Ground Rule #1: The Roof Is for the Fans.
Rain or shine, Safeco Field is the perfect venue for fans to enjoy a great baseball game, thanks to the retractable roof. This one-of-a-kind design weighs in at more than 22 million pounds and covers nearly 9 acres. Even more impressive, it only takes 15 minutes to close. So, when the clouds roll in and the raindrops start to fall, there’s no delay in the game. What’s the best part of the retractable roof? It helps create the right environment for Seattle fans to sit back, relax and enjoy the game.
Ground Rule #2: Stay Off the Grass.
Some people think grass is just grass. The folks at Safeco Field, however, do not. Safeco Field has a custom-designed, state-of-the-art playing surface unlike any other in baseball. Between the infield and outfield, you can find four different kinds of Kentucky bluegrass and two different kinds of perennial rye grass. And, according to Head Groundskeeper Bob Christofferson, it’s the perfect mix. Bob makes sure it’s watered, fed and sunned just right, and, because sunlight is a rare commodity in Seattle, the field regularly gets its rays from a special grow-light system — which just so happens to be one of the best in the world. There’s no question that the field is pristine, but there’s a catch. Unless you’re on the M’s starting lineup, or you’re Bob himself, stay off the grass.

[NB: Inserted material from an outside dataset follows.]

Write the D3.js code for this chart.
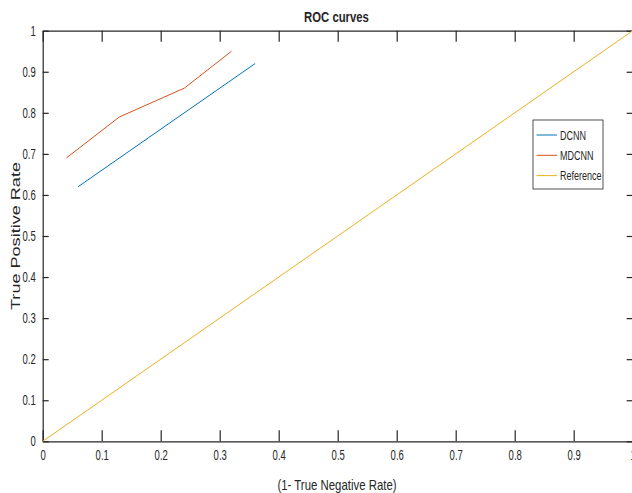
<!DOCTYPE html>
<html>
<head>
<meta charset="utf-8">
<script src="https://cdn.jsdelivr.net/npm/d3@7"></script>
<style>
  body { margin: 0; background: #fff; }
  text { font-family: "Liberation Sans", Arial, sans-serif; fill: #262626; }
</style>
</head>
<body>
<div id="chart"></div>
<script>
const seriesNames = ['DCNN', 'MDCNN', 'Reference']
const seriesColors = ['#0072BD', '#D95319', '#EDB120']
const dcnnX = [0.06, 0.36]
const dcnnY = [0.62, 0.92]
const mdcnnX = [0.04, 0.13, 0.24, 0.32]
const mdcnnY = [0.69, 0.79, 0.86, 0.95]
const refX = [0, 1]
const refY = [0, 1]
const ticks = [0, 0.1, 0.2, 0.3, 0.4, 0.5, 0.6, 0.7, 0.8, 0.9, 1]

const W = 632, H = 493
const margin = {top: 30.7, right: -0.7, bottom: 51.7, left: 42.7}
const width = W - margin.left - margin.right
const height = H - margin.top - margin.bottom

// squeeze text horizontally, the reference font is a narrow one
const narrow = (sel, k) => sel.each(function () {
  const w = this.getComputedTextLength()
  d3.select(this).attr('textLength', w * k).attr('lengthAdjust', 'spacingAndGlyphs')
})

const svg = d3.select('#chart').append('svg')
  .attr('width', W)
  .attr('height', H)

const g = svg.append('g')
  .attr('transform', `translate(${margin.left},${margin.top})`)

const x = d3.scaleLinear().domain([0, 1]).range([0, width])
const y = d3.scaleLinear().domain([0, 1]).range([height, 0])

const fmt = d => d === 0 || d === 1 ? String(d) : d3.format('.1f')(d)

// bottom axis with labels
const xAxis = g.append('g')
  .attr('transform', `translate(0,${height})`)
  .call(d3.axisBottom(x).tickValues(ticks).tickFormat(fmt).tickSizeInner(-11).tickSizeOuter(0).tickPadding(8))
// left axis with labels
const yAxis = g.append('g')
  .call(d3.axisLeft(y).tickValues(ticks).tickFormat(fmt).tickSizeInner(-6).tickSizeOuter(0).tickPadding(7))
// top and right box edges
g.append('g')
  .call(d3.axisTop(x).tickValues(ticks).tickFormat('').tickSizeInner(-11).tickSizeOuter(0))
g.append('g')
  .attr('transform', `translate(${width},0)`)
  .call(d3.axisRight(y).tickValues(ticks).tickFormat('').tickSizeInner(-6).tickSizeOuter(0))

g.selectAll('.domain, .tick line').attr('stroke', '#262626').attr('stroke-width', 1.2)
xAxis.selectAll('text').attr('font-size', 14).attr('dy', '0.8em').attr('font-family', null)
yAxis.selectAll('text').attr('font-size', 14).attr('font-family', null)
narrow(xAxis.selectAll('text'), 0.68)
narrow(yAxis.selectAll('text'), 0.68)

// lines
const line = d3.line().x(d => x(d[0])).y(d => y(d[1]))
const series = [
  d3.zip(dcnnX, dcnnY),
  d3.zip(mdcnnX, mdcnnY),
  d3.zip(refX, refY)
]
series.forEach((s, i) => {
  g.append('path')
    .datum(s)
    .attr('fill', 'none')
    .attr('stroke', seriesColors[i])
    .attr('stroke-width', 1)
    .attr('d', line)
})

// title
svg.append('text')
  .attr('x', 336.5)
  .attr('y', 22)
  .attr('text-anchor', 'middle')
  .attr('font-size', 14.5)
  .attr('font-weight', 'bold')
  .text('ROC curves')
  .call(narrow, 0.78)

// axis labels
svg.append('text')
  .attr('x', 337)
  .attr('y', 490)
  .attr('text-anchor', 'middle')
  .attr('font-size', 15)
  .text('(1- True Negative Rate)')
  .call(narrow, 0.76)

svg.append('text')
  .attr('transform', `translate(20,${margin.top + height / 2}) rotate(-90)`)
  .attr('text-anchor', 'middle')
  .attr('font-family', '"DejaVu Sans", Verdana, sans-serif')
  .attr('font-size', 13)
  .attr('textLength', 148)
  .attr('lengthAdjust', 'spacingAndGlyphs')
  .text('True Positive Rate')

// legend
const legend = svg.append('g').attr('transform', 'translate(533,120)')
legend.append('rect')
  .attr('width', 70)
  .attr('height', 69)
  .attr('fill', '#fff')
  .attr('stroke', '#262626')
  .attr('stroke-width', 0.8)
seriesNames.forEach((name, i) => {
  const ly = 15 + i * 20.3
  legend.append('line')
    .attr('x1', 3.5).attr('x2', 24)
    .attr('y1', ly).attr('y2', ly)
    .attr('stroke', seriesColors[i])
    .attr('stroke-width', 1)
  legend.append('text')
    .attr('x', 27)
    .attr('y', ly + 4.5)
    .attr('font-size', 12.5)
    .text(name)
    .call(narrow, 0.72)
})
</script>
</body>
</html>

Ground Rule #3: The Future Is In Tots.
If you’ve been to Safeco Field or seen a game on television, then surely you know about Garlic Fries. They’re a true fan favorite, and they’re pretty darn good. But if you ask former Executive Chef Dave Dekker, you’ll hear him say that it’s time for a new stadium specialty — enter Dirty Tots. There’s no doubt that every item on the menu at Safeco Field is delicious, delectable and downright awesome. But let it be known (and you heard it here first): The future is in tots.
Ground Rule #4: We Don’t Do “Kiss Cam.”
Safeco Field is one of a kind, and one of its more noticeable features is the Mariners Vision super screen: a 200-foot-wide, 56-foot-tall mega-television that provides one of the best fan experiences in baseball. It’s the largest screen in Major League Baseball and the sixth largest screen in the world with a total surface area of 11,425 square feet. And, while it captures every great play and foul-ball fan dive, there’s one thing it doesn’t do: kiss cam. The super screen is just another great feature that helps Safeco Field stand out from the rest.
Ground Rule #5: Safeco Field is Moose-tacular.
No baseball field is complete without a fun mascot, and Safeco Field is no exception. In fact, some may say that Mariner Moose is their favorite part of Safeco Field. Moose’s main mission is to cheer on the Mariners, and he does it well. But, in his off time he’s been known to help with marriage proposals at the field. His charming persona undoubtedly adds to everyone’s experience at the ballpark. Safeco Field wouldn’t be the same without him.